The fourteen stories collected in Under the Air were produced between 1968 and 1970, with their sophistication the only connection between material swerving all over the place. There’s a Western, a couple of unusual crime stories opening the selection, a tragic supernatural piece, psychological horror, a bizarre SF love story and much more. At the heart of each is a person facing a decision or a crisis. Should Steve confront Yeller McCloud, the sureshot who killed his father twenty years previously? What would a racist do on learning his heart donor was black? Should Tezuka himself turn a blind eye to his mate’s perverted habits?

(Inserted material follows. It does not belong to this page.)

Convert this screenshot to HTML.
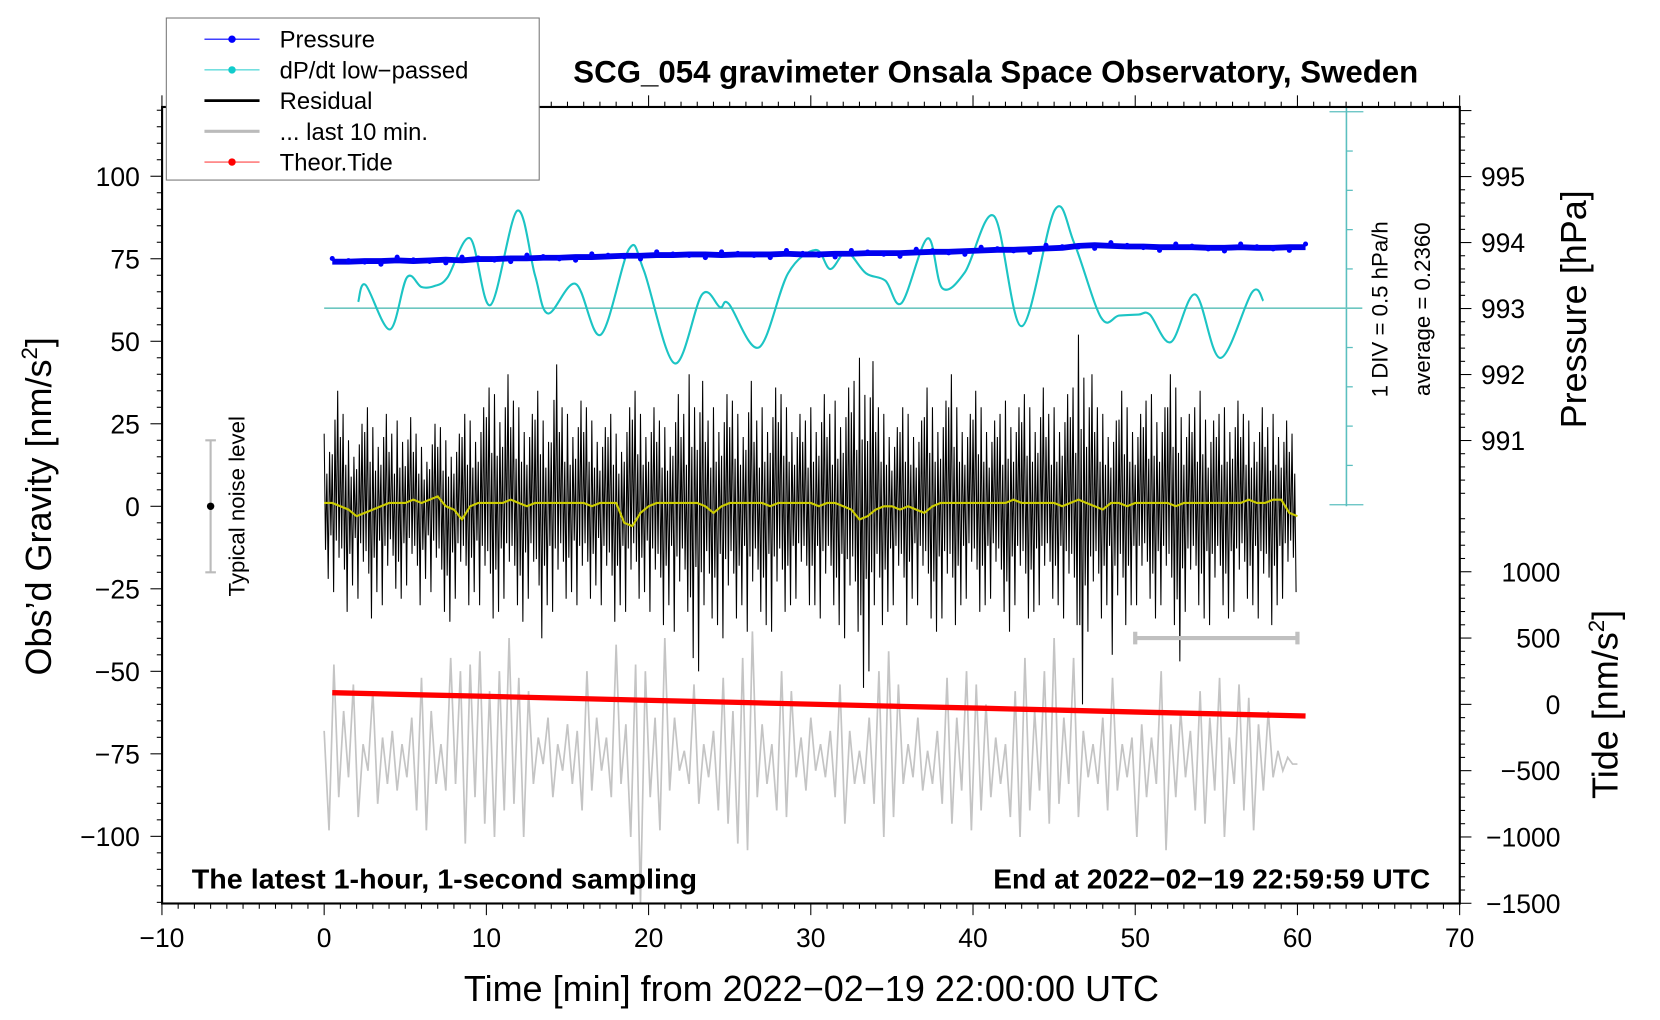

Incest, unrequited love, redemption and events like plummeting from a great height feature, and although the sequencing is clever, that it’s arranged to highlight themes does Tezuka a disservice. The sequencing suggests repeatedly falling back on the same devices, whereas the reverse is true. He’s prodigiously imaginative, and it’s a rare story where the reader will predict the outcome, even in cases where Tezuka uses technology that was new at the time, but is now commonplace. Even discounting the variety of genres into which Tezuka drops these stories, his approach differs from story to story. Some are more whimsical, with asides to readers, and others are starkly atmospheric.

An early story about an escaped convict exemplifies Tezuka’s skill at establishing a mood, an immense effort put into introducing the location and its unique conditions. The sample page is essentially comic exaggeration, yet that story later takes a switch into some dark areas. Tezuka will draw an incredibly realistic, office block, helicopter or boat, but his own goofy caricature is also seen in a couple of stories, one of those featuring some remarkable architecture.

There is an apology for some attitudes being of their time, and it’s needed for contradictory matters like racist caricatures appearing in a story about the stupidity of racism, noting a house not being clean because the wife is ill, and making fun of plain looking women. There’s also a contradiction to Tezuka’s afterword referencing the content as being for young adults, yet most US editors of young adult material would have a different view given the themes, frequent nudity and the shopping in of couple of topless sex pictures.

So, for adults then, but a remarkably diverse collection of unpredictable entertainments produced by a master, and an absolute bargain at the cover price of $15.95.